23 June 2006

37th Skeptics' Circle

The 37th Skeptics' Circle is up!

This fortnight it's at Autism Diva's blog, and may I just say that she's done a spectacular job, particularly with the fishy subtext.

Yes, I apologise for that particularly bad pun.

Of interest to me this month is one by Skeptico where he criticises a book by a guy named Daniel Pinchbeck, a bloke who appears to be what's technically described as a "major kook".

Pinchbeck appears to have had an apocalyptic revelation, strangely coinciding with an intake of ayahuasca.

Skeptico has since published a sequel here.

One issue that it raises is, can you legitimately criticise something that you haven't read?

Personally, I haven't read Mein Kampf or Protocols of the Elders of Zion, but I believe that I know enough about them to be able to say without reservation that they are complete Croco-Stimpy's.

In the case of Pinchbeck, when you add what Skeptico has written about this book to what Pinchbeck himself has posted on these two posts of Skeptico's, you really are left with the conclusion that Pinchbeck is one certifiable melonfarmer.

I'm going to disclose that I haven't read Pinchbeck's book.

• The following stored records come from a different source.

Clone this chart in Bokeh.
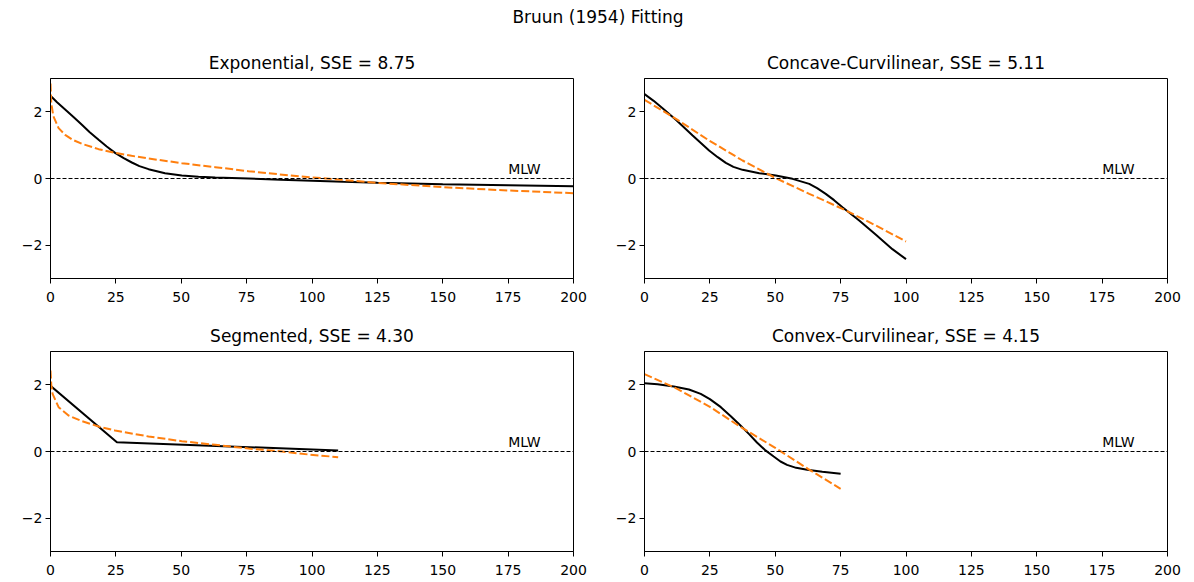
from bokeh.plotting import figure
from bokeh.models import Span, Label, FixedTicker, Div, Range1d
from bokeh.layouts import gridplot, column
from bokeh.embed import file_html
from bokeh.resources import INLINE

SUPTITLE = "Bruun (1954) Fitting"
TITLES = ["Exponential, SSE = 8.75", "Concave-Curvilinear, SSE = 5.11",
          "Segmented, SSE = 4.30", "Convex-Curvilinear, SSE = 4.15"]
X_TICKS = [0, 25, 50, 75, 100, 125, 150, 175, 200]
Y_TICKS = [-2, 0, 2]
Y_TICK_LABELS = {-2: "\u22122", 0: "0", 2: "2"}
MLW_TEXT = "MLW"
MLW_X = 175
MLW_Y = 0.05

# Exponential profile
exp_x = [0, 2.5, 5.6, 9, 12, 15, 18.4, 21.5, 24.7, 28, 31.1, 34, 37.5, 43.8, 50.2, 56.6,
         63, 75.7, 88, 100, 112, 125, 150, 175, 200]
exp_z = [2.48, 2.29, 2.07, 1.83, 1.61, 1.39, 1.16, 0.96, 0.77, 0.61, 0.48, 0.37, 0.28,
         0.16, 0.09, 0.05, 0.03, 0.0, -0.04, -0.07, -0.10, -0.13, -0.17, -0.20, -0.23]
exp_fit_x = [0, 0.3, 1.1, 3.1, 5.6, 8.5, 12, 18.4, 24.7, 31, 37.5, 50.2, 63, 75.7,
             95.6, 110, 125, 150, 175, 200]
exp_fit_z = [2.85, 2.25, 1.87, 1.51, 1.31, 1.16, 1.04, 0.88, 0.77, 0.68, 0.60, 0.46,
             0.34, 0.22, 0.06, -0.03, -0.13, -0.26, -0.36, -0.44]

# Concave-curvilinear profile
cc_x = [0, 3.5, 6.9, 12, 18.4, 24.7, 28, 31.1, 34, 37.5, 43.9, 50.2, 56.6, 63, 66, 69.3,
        72.5, 75.7, 82.1, 88.5, 94.8, 100]
cc_z = [2.53, 2.33, 2.11, 1.76, 1.29, 0.84, 0.64, 0.47, 0.35, 0.26, 0.16, 0.09, -0.01,
        -0.16, -0.29, -0.46, -0.65, -0.86, -1.26, -1.69, -2.12, -2.42]
cc_fit_x = [0, 12, 24.7, 37.5, 50.2, 63, 75.7, 88.5, 100]
cc_fit_z = [2.36, 1.79, 1.14, 0.54, 0.01, -0.46, -0.91, -1.41, -1.89]

# Segmented profile
seg_x = [0, 25.4, 110]
seg_z = [1.97, 0.28, 0.03]
seg_fit_x = [0, 0.3, 0.8, 3.1, 6.9, 12, 18.4, 24.7, 37.5, 50.2, 63, 75.7, 88.5,
             98.7, 110]
seg_fit_z = [2.43, 2.0, 1.73, 1.33, 1.08, 0.91, 0.75, 0.63, 0.45, 0.31, 0.20, 0.09,
             0.0, -0.09, -0.17]

# Convex-curvilinear profile
cv_x = [0, 5, 11.2, 17, 21.5, 25, 29.2, 33, 36.7, 40, 43, 46, 49.4, 52, 54.5, 58, 62.2,
        68, 75]
cv_z = [2.05, 2.02, 1.95, 1.86, 1.73, 1.57, 1.33, 1.06, 0.78, 0.52, 0.27, 0.05, -0.15,
        -0.30, -0.40, -0.49, -0.55, -0.61, -0.67]
cv_fit_x = [0, 12.5, 25, 37.5, 50, 62.5, 75]
cv_fit_z = [2.32, 1.88, 1.34, 0.70, 0.11, -0.52, -1.12]

FONT = "DejaVu Sans"
BLACK = "black"
ORANGE = "#ff7f0e"


def make_fig(title, px, pz, fx, fz, left, right, top, bottom):
    p = figure(frame_width=523, frame_height=200,
               x_range=Range1d(0, 200), y_range=Range1d(-3, 3),
               output_backend="svg", toolbar_location=None,
               min_border_left=left, min_border_right=right,
               min_border_top=top, min_border_bottom=bottom)
    p.title.text = title
    p.title.align = "center"
    p.title.text_font = FONT
    p.title.text_font_size = "17px"
    p.title.text_font_style = "normal"
    p.title.text_color = "black"
    p.title.standoff = 12
    p.xgrid.visible = False
    p.ygrid.visible = False
    p.outline_line_color = "black"
    p.outline_line_alpha = 1.0
    p.outline_line_width = 1
    for ax in (p.xaxis[0], p.yaxis[0]):
        ax.axis_line_color = "black"
        ax.major_tick_line_color = "black"
        ax.major_tick_in = 0
        ax.major_tick_out = 5
        ax.minor_tick_line_color = None
        ax.major_label_text_font = FONT
        ax.major_label_text_font_size = "14px"
        ax.major_label_text_color = "black"
    p.xaxis[0].major_label_standoff = 8
    p.yaxis[0].major_label_standoff = 3
    p.xaxis[0].ticker = FixedTicker(ticks=X_TICKS)
    p.yaxis[0].ticker = FixedTicker(ticks=Y_TICKS)
    p.yaxis[0].major_label_overrides = Y_TICK_LABELS
    p.add_layout(Span(location=0, dimension="width", line_color="black",
                      line_width=1, line_dash="4 2"))
    p.line(px, pz, line_color=BLACK, line_width=2)
    p.line(fx, fz, line_color=ORANGE, line_width=2, line_dash="8 3")
    p.add_layout(Label(x=MLW_X, y=MLW_Y, text=MLW_TEXT, text_font=FONT,
                       text_font_size="14px", text_color="black",
                       text_baseline="bottom"))
    return p


p1 = make_fig(TITLES[0], exp_x, exp_z, exp_fit_x, exp_fit_z, 50, 20, 42, 30)
p2 = make_fig(TITLES[1], cc_x, cc_z, cc_fit_x, cc_fit_z, 51, 19, 42, 30)
p3 = make_fig(TITLES[2], seg_x, seg_z, seg_fit_x, seg_fit_z, 50, 20, 43, 23)
p4 = make_fig(TITLES[3], cv_x, cv_z, cv_fit_x, cv_fit_z, 51, 19, 43, 23)

grid = gridplot([[p1, p2], [p3, p4]], toolbar_location=None)
div = Div(text=SUPTITLE, width=1186, height=26,
          styles={"text-align": "center", "font-size": "17px",
                  "font-family": FONT, "color": "black"})
layout = column(div, grid)

open("out.html", "w").write(file_html(layout, INLINE))
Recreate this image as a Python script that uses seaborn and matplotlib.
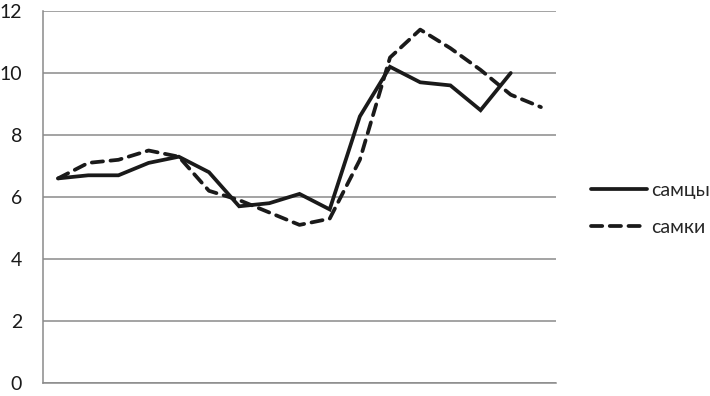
import numpy as np
import pandas as pd
import matplotlib
matplotlib.use("Agg")
import matplotlib.pyplot as plt
import seaborn as sns

# ==========================================
# DATA
# ==========================================
males = [6.6, 6.7, 6.7, 7.1, 7.3, 6.8, 5.7, 5.8, 6.1, 5.6, 8.6, 10.2, 9.7, 9.6, 8.8, 10.0]
females = [6.6, 7.1, 7.2, 7.5, 7.3, 6.2, 5.9, 5.5, 5.1, 5.3, 7.2, 10.5, 11.4, 10.8, 10.1, 9.3, 8.9]
labels = ["самцы", "самки"]
y_ticks = [0, 2, 4, 6, 8, 10, 12]
n_cat = 17

sns.set_theme(style="white")
plt.rcParams['font.family'] = ['Lato', 'DejaVu Sans']

fig = plt.figure(figsize=(7.1, 3.96), dpi=100)
ax = fig.add_axes([43 / 710, 13 / 396, (556 - 43) / 710, (383 - 11) / 396])

df_m = pd.DataFrame({"x": np.arange(len(males)), "y": males})
df_f = pd.DataFrame({"x": np.arange(len(females)), "y": females})

sns.lineplot(data=df_m, x="x", y="y", ax=ax, color="#1a1a1a", linewidth=2.7,
             label=labels[0], solid_joinstyle="miter")
sns.lineplot(data=df_f, x="x", y="y", ax=ax, color="#1a1a1a", linewidth=2.7,
             label=labels[1], dashes=False)
ax.lines[-1].set_dashes([3.0, 2.0])
ax.lines[-1].set_dash_capstyle("round")

# --- axes styling ---
ax.set_xlim(-0.5, n_cat - 0.5)
ax.set_ylim(0, 12)
ax.set_yticks(y_ticks)
ax.set_yticklabels([str(t) for t in y_ticks], fontsize=14)
ax.set_xticks(np.arange(-0.5, n_cat, 1.0))
ax.set_xticklabels([])
ax.set_xlabel("")
ax.set_ylabel("")
ax.yaxis.grid(True, color="#8a8a8a", linewidth=1.1)
ax.set_axisbelow(True)
ax.tick_params(axis="both", which="both", length=5, width=1, color="#8a8a8a",
               direction="out", pad=10, labelcolor="#1a1a1a")
ax.tick_params(axis="x", length=6)
for s in ["top", "right"]:
    ax.spines[s].set_visible(False)
for s in ["left", "bottom"]:
    ax.spines[s].set_color("#8a8a8a")
    ax.spines[s].set_linewidth(1.1)

leg = ax.legend(loc="center left", bbox_to_anchor=(591 / 710, (396 - 209) / 396),
                bbox_transform=fig.transFigure, frameon=False, borderpad=0,
                borderaxespad=0, fontsize=14, handlelength=2.9, labelspacing=1.0,
                handletextpad=0.2)

plt.savefig("out.png", dpi=100)
plt.close()
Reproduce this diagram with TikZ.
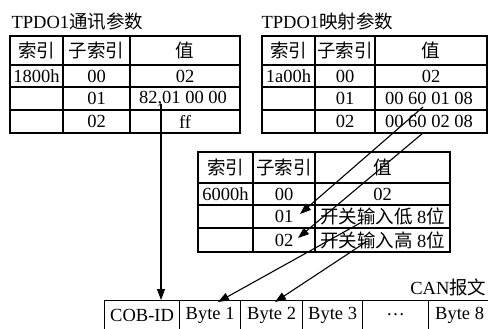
\documentclass[tikz,border=0pt]{standalone}
\usepackage{fontspec}
\setmainfont{Liberation Serif}
\newfontfamily\cjk{Noto Sans CJK SC}
\usetikzlibrary{arrows.meta}
\begin{document}
\begin{tikzpicture}[x=1pt,y=-1pt,line width=1.2pt,
  txt/.style={inner sep=0pt,font=\fontsize{18.5}{18.5}\selectfont},
  cell/.style={draw,rectangle,inner sep=0pt,minimum height=29pt,anchor=north west,font=\fontsize{18.5}{18.5}\selectfont},
  arr/.style={-{Triangle[length=11pt,width=8pt]},line width=1.1pt}]
\useasboundingbox (0,0) rectangle (488,329);

% ---------- Table 1 ----------
\node[txt,anchor=west] (title1) at (11,21.5) {TPDO1{\cjk 通讯参数}};
\draw (10,36) rectangle (240,133);
\draw (10,65) -- (240,65) (10,87) -- (240,87) (10,110) -- (240,110);
\draw (63,36) -- (63,133) (130,36) -- (130,133);
\node[txt] (t1a) at (36.5,50.5) {\cjk 索引};
\node[txt] (t1b) at (96.5,50.5) {\cjk 子索引};
\node[txt] (t1c) at (185,50.5) {\cjk 值};
\node[txt] (t1r1a) at (36.5,76) {1800h};
\node[txt] (t1r1b) at (96.5,76) {00};
\node[txt] (t1r1c) at (185,76) {02};
\node[txt] (t1r2b) at (96.5,98.5) {01};
\node[txt] (t1r2c) at (183,98.5) {82,01 00 00};
\node[txt] (t1r3b) at (96.5,121.5) {02};
\node[txt] (t1r3c) at (185,121.5) {ff};

% ---------- Table 2 ----------
\node[txt,anchor=west] (title2) at (261,21.5) {TPDO1{\cjk 映射参数}};
\draw (262,36) rectangle (487,133);
\draw (262,65) -- (487,65) (262,87) -- (487,87) (262,110) -- (487,110);
\draw (315,36) -- (315,133) (375,36) -- (375,133);
\node[txt] (t2a) at (288.5,50.5) {\cjk 索引};
\node[txt] (t2b) at (345,50.5) {\cjk 子索引};
\node[txt] (t2c) at (431,50.5) {\cjk 值};
\node[txt] (t2r1a) at (288.5,76) {1a00h};
\node[txt] (t2r1b) at (345,76) {00};
\node[txt] (t2r1c) at (431,76) {02};
\node[txt] (t2r2b) at (345,98.5) {01};
\node[txt] (t2r2c) at (429,98.5) {00 60 01 08};
\node[txt] (t2r3b) at (345,121.5) {02};
\node[txt] (t2r3c) at (429,121.5) {00 60 02 08};

% ---------- Table 3 ----------
\draw (198,152) rectangle (450,252);
\draw (198,183) -- (450,183) (198,205) -- (450,205) (198,228) -- (450,228);
\draw (253,152) -- (253,252) (315,152) -- (315,252);
\node[txt] (t3a) at (225.5,167.5) {\cjk 索引};
\node[txt] (t3b) at (284,167.5) {\cjk 子索引};
\node[txt] (t3c) at (382.5,167.5) {\cjk 值};
\node[txt] (t3r1a) at (225.5,194) {6000h};
\node[txt] (t3r1b) at (284,194) {00};
\node[txt] (t3r1c) at (382.5,194) {02};
\node[txt] (t3r2b) at (284,216.5) {01};
\node[txt] (t3r2c) at (382.5,216.5) {{\cjk 开关输入低} 8{\cjk 位}};
\node[txt] (t3r3b) at (284,240) {02};
\node[txt] (t3r3c) at (382.5,240) {{\cjk 开关输入高} 8{\cjk 位}};

% ---------- CAN message ----------
\node[txt,anchor=east] (canlbl) at (487,287) {CAN{\cjk 报文}};
\node[cell,minimum width=75pt] (cob) at (104,300) {COB-ID};
\node[cell,minimum width=61pt] (b1) at (179,300) {Byte 1};
\node[cell,minimum width=62pt] (b2) at (240,300) {Byte 2};
\node[cell,minimum width=60pt] (b3) at (302,300) {Byte 3};
\node[cell,minimum width=66pt] (bd) at (362,300) {\ldots};
\node[cell,minimum width=62pt] (b8) at (428,300) {Byte 8};

% ---------- arrows ----------
\coordinate (s1) at (161,104);
\coordinate (s2) at (423,107);
\coordinate (s3) at (423,133);
\coordinate (e2) at (300,214);
\coordinate (e3) at (298,238);
\coordinate (s4) at (362,222);
\coordinate (s5) at (366,242);
\coordinate (e4) at (218,302);
\coordinate (e5) at (275,302);
\draw[arr] (s1) -- (s1 |- cob.north);
\draw[arr] (s2) -- (e2);
\draw[arr] (s3) -- (e3);
\draw[arr] (s4) -- (e4);
\draw[arr] (s5) -- (e5);
\end{tikzpicture}
\end{document}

Notwithstanding, I'm also going to disclose that I believe it to be 100% rubbish of the silliest possible kind.

Apart from this, as always, there is all sorts of wonderful stuff for everyone here. Get amongst it.

Read it here:

37th Skeptics' Circle

5 comments:

Adam said...

"...Pichbeck is one certifiable melonfarmer."

Jesus, that made me laugh my ass off. Where the hell did you put that one from?

Just read skeptico's latest post as well. Mayan calander malarky? Give us a break.

Dikkii said...

Ha ha, if Pinchbeck wasn't so eager to believe the shit that he's shovelling, then I'd think that he was a very bad con artist.

But knowing that hallucinogens were involved really says a lot.

I would suggest Aldous Huxley's book, The Doors of Perception, where he writes about tripping merrily along on mescaline. A musician from California named his band after this book, I believe. This musician was Ray Manzarek. You know the rest. I don't think I need to mention Jimbo. Or maybe I did.

"Mayan calander malarky?"

You'd better believe it. Or not. ;-)

Adam said...

No need for the hints Dikkii. My little brother is a hardcore Doors tragic. He holds Morrison up to the same kind of reverence that other misguided fools hold for Jesus.

I was going to read The Doors of Perception. Is it worth the bother, or is it just a load of woo, as it sounds? I wasn't overly impressed with Brave New World, although I'm sure it was well ahead of its time conceptually.

Dikkii said...

Hi Adam,

Yes, Huxley's book is a load of woo.

But it's a good historical document in that when Huxley wrote this, not a lot was known about the pharmacology of hallucinogens and their biochemical effects.

Huxley had a pre-conceived mental picture of what a supernatural/religious/woo experience was supposed to be. Huxley didn't, understandably, have a clue about the effect of hallucinogens on the cerebral cortex. So Huxley put two and two together and came up with several trillion.

I'll let him have this in a historical context.

Pinchbeck on the other hand has done exactly the same thing, but is about 50 or 60 years too late. Therefore, he looks like a goose.

ted said...

Hehehe... That was good. AS you've probably read elsewhere though, Mayan stories can make good parallels for some of those in the bible. The woo just keeps goin' round and round, don't it?